While he is thrilled to be working in the U.S., Luis hopes to someday get a job in his field of chemical engineering. In order to help meet his goal of professional-level employment, he has since enrolled in another complementary program at the Welcoming Center to help college-degreed immigrants re-license in the U.S. or attain meaningful employment in their field.

Luis plans to stay in Philadelphia for the time being and continues his work at Cintas, while also working to improve his English. He has even found a speaking partner that he meets every week.

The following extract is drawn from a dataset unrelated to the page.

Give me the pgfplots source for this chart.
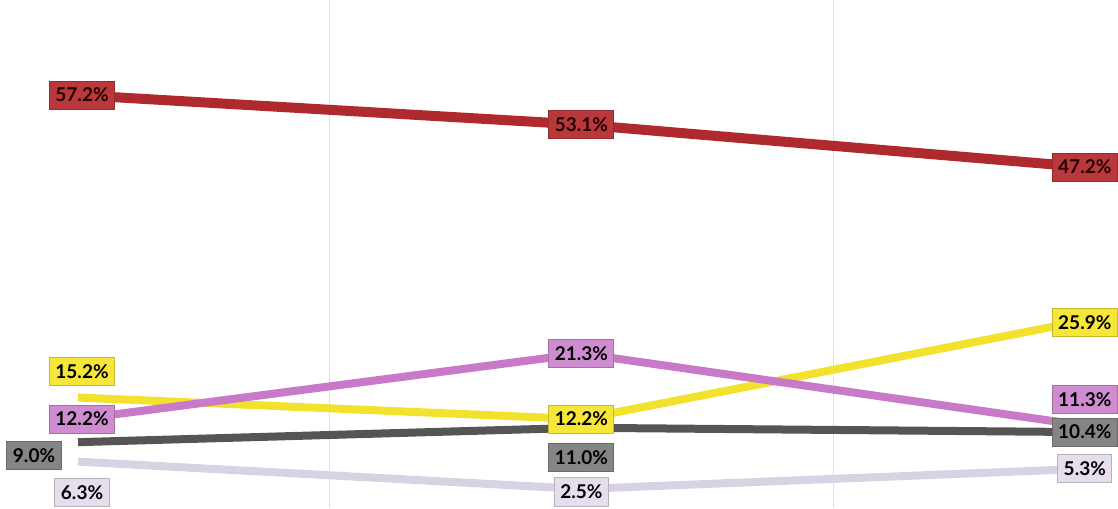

Why Local Economic Development should Consider Immigrant Labor

The U.S. population is getting older as baby boomers enter retirement and the nation’s birth rates are at an all-time low. Furthermore, as U.S.-born workers become more educated – only 7.4 percent of U.S.-born Americans are without a high school diploma – the demand for entry-level jobs must be met. Immigrant labor is aptly suited to fill this need: roughly 80 percent of the 1 million immigrants who enter the U.S. annually are “working age” (classified as ages 18 to 64) compared to only 60 percent of the U.S.-born population. As a result of these trends, immigrant workers now account for 49 percent of all workers in the U.S. workforce without a high-school degree. The demand for lower-skilled labor has and will continue to be met by immigrant workers, an increasingly important and critical part of the U.S. and regional labors.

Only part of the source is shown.